• [Exercise] Count the lines in the records below that contain the word "this", and give only that number.

Stored items

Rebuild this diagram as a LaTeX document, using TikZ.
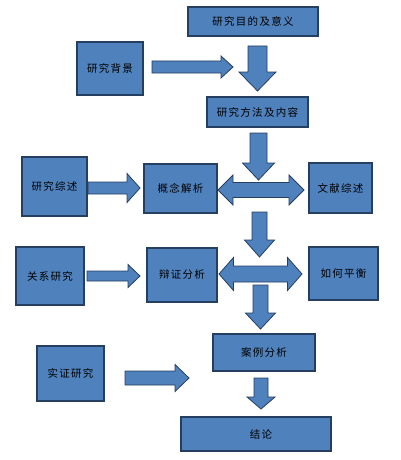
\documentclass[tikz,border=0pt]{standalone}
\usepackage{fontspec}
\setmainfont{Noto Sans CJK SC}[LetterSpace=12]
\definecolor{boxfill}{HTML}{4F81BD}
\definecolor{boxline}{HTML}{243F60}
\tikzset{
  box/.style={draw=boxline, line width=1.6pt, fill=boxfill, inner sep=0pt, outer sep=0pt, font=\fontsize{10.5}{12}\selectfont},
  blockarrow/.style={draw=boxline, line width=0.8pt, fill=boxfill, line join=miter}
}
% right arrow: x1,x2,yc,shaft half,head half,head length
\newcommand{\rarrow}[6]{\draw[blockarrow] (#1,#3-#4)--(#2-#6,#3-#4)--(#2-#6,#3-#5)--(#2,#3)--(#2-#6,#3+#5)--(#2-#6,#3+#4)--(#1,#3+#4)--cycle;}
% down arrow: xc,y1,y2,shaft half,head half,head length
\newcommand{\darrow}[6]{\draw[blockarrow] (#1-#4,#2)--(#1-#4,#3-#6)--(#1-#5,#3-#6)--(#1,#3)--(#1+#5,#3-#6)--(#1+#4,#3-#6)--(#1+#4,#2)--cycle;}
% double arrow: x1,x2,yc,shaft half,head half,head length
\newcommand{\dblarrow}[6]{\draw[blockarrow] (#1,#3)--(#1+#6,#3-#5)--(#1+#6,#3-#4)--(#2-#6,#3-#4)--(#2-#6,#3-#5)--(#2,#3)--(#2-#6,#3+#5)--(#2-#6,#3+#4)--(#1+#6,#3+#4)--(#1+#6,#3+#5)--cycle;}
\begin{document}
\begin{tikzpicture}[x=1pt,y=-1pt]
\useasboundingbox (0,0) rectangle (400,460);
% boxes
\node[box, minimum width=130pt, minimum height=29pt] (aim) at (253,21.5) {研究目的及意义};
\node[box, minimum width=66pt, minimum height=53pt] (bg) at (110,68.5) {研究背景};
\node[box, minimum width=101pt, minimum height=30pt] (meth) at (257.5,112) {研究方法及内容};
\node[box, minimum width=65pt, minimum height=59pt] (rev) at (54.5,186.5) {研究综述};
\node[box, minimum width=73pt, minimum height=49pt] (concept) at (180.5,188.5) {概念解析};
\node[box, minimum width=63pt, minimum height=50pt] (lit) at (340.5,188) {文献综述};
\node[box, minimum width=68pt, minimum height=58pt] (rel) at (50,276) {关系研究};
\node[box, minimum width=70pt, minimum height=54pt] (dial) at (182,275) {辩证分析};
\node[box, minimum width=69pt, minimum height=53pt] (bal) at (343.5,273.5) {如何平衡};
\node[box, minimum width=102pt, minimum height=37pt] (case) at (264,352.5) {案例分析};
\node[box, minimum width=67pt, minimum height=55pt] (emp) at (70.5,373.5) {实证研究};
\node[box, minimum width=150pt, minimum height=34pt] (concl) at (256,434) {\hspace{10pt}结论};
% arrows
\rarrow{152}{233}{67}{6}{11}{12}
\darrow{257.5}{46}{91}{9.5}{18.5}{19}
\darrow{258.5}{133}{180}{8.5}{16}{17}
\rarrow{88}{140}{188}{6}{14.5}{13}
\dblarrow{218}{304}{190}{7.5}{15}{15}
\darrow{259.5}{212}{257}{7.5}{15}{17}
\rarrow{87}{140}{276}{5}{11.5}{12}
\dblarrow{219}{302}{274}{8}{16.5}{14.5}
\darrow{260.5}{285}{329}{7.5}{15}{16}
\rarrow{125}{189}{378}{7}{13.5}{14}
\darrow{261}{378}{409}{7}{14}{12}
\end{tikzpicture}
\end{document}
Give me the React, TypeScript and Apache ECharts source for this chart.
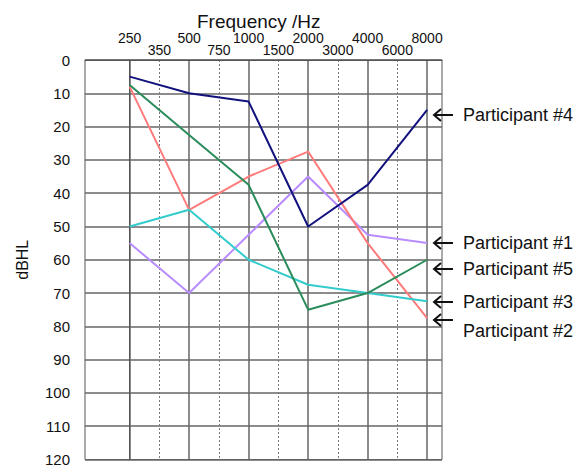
* * *
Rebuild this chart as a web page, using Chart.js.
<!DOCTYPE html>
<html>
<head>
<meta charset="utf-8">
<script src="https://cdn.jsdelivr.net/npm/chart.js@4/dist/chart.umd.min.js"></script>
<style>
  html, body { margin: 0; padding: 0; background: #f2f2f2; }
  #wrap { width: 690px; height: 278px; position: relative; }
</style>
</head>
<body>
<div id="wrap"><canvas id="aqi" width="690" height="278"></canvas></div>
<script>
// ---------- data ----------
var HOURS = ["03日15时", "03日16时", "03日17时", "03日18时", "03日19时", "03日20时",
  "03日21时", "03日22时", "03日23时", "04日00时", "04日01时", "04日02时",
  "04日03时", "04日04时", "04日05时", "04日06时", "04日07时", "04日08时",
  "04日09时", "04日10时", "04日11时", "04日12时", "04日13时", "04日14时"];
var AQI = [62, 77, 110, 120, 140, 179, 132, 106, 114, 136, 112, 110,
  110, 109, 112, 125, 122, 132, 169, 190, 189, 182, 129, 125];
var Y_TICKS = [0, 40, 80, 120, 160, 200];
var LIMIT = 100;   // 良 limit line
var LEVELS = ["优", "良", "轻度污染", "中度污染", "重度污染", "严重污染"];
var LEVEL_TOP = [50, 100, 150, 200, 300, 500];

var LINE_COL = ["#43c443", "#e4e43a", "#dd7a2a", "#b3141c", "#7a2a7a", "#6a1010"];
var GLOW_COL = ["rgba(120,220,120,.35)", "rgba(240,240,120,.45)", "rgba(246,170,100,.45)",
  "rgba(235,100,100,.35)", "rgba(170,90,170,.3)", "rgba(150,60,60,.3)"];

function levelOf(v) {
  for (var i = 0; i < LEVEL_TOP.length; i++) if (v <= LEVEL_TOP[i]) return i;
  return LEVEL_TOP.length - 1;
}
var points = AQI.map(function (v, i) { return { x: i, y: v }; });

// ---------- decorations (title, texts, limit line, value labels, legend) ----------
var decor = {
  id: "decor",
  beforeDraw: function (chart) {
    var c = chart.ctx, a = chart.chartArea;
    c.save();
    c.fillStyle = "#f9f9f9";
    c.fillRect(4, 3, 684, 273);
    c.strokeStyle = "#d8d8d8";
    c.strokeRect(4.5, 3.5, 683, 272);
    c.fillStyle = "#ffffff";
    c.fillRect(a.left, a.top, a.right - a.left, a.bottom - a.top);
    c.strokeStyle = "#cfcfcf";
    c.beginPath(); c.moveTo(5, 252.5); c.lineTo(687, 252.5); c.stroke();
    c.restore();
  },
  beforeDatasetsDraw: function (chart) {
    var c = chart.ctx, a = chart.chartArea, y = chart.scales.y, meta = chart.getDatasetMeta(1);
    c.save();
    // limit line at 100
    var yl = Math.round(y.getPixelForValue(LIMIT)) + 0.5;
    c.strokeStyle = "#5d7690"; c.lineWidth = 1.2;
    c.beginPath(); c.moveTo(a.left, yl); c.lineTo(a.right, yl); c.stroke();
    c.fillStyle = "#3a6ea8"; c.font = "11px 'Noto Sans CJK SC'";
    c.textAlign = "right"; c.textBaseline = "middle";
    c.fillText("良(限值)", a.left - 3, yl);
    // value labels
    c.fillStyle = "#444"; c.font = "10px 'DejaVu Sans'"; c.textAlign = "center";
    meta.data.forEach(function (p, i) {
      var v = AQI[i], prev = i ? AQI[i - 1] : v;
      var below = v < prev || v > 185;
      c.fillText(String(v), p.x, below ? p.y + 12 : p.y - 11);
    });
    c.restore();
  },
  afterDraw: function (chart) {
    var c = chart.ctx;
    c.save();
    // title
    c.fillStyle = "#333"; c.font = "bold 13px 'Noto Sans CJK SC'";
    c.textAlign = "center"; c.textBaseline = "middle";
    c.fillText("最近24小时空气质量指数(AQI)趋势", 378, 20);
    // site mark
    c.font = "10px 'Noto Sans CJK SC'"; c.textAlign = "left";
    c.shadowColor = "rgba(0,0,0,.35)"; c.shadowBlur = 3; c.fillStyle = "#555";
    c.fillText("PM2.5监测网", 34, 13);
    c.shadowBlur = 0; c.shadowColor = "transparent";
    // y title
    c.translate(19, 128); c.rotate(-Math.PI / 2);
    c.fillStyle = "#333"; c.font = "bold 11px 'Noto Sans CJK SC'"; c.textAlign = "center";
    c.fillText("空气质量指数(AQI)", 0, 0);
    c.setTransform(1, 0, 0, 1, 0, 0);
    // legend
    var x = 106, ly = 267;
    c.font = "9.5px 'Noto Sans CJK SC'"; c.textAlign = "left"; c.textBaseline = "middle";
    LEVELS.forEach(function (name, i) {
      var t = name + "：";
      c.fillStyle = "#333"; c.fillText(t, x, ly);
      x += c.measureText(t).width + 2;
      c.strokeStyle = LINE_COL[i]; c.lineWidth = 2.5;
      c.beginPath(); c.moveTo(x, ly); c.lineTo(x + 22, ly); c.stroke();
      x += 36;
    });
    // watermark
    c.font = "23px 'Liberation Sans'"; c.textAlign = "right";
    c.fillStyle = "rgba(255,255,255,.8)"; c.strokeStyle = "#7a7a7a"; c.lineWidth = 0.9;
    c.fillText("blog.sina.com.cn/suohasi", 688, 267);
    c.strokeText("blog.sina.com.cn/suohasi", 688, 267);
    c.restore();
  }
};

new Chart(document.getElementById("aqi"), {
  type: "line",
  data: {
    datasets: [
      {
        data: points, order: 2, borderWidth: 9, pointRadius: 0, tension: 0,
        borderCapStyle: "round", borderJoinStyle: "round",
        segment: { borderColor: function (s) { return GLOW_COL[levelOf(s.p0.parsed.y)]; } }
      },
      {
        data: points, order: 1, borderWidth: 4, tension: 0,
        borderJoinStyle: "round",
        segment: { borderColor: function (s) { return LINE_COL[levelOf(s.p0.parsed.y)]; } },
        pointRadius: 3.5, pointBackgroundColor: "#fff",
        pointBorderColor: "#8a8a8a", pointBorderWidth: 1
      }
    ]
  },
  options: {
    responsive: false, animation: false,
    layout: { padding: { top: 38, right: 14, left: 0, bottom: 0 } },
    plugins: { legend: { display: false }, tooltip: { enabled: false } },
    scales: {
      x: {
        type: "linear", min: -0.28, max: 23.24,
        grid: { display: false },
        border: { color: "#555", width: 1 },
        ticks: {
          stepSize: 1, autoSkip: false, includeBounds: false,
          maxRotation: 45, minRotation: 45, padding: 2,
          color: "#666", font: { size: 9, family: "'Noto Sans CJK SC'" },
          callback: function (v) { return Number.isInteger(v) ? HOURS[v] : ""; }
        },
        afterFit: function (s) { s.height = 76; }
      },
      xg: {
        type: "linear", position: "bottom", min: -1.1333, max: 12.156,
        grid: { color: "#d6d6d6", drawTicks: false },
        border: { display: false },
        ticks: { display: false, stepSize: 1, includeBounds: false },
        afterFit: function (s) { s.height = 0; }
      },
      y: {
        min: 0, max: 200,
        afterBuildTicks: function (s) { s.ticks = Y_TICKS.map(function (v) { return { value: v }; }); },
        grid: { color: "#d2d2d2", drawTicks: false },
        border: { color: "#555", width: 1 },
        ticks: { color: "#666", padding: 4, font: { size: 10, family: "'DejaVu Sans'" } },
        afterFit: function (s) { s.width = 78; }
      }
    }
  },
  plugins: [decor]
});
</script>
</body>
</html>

• [Task result] 3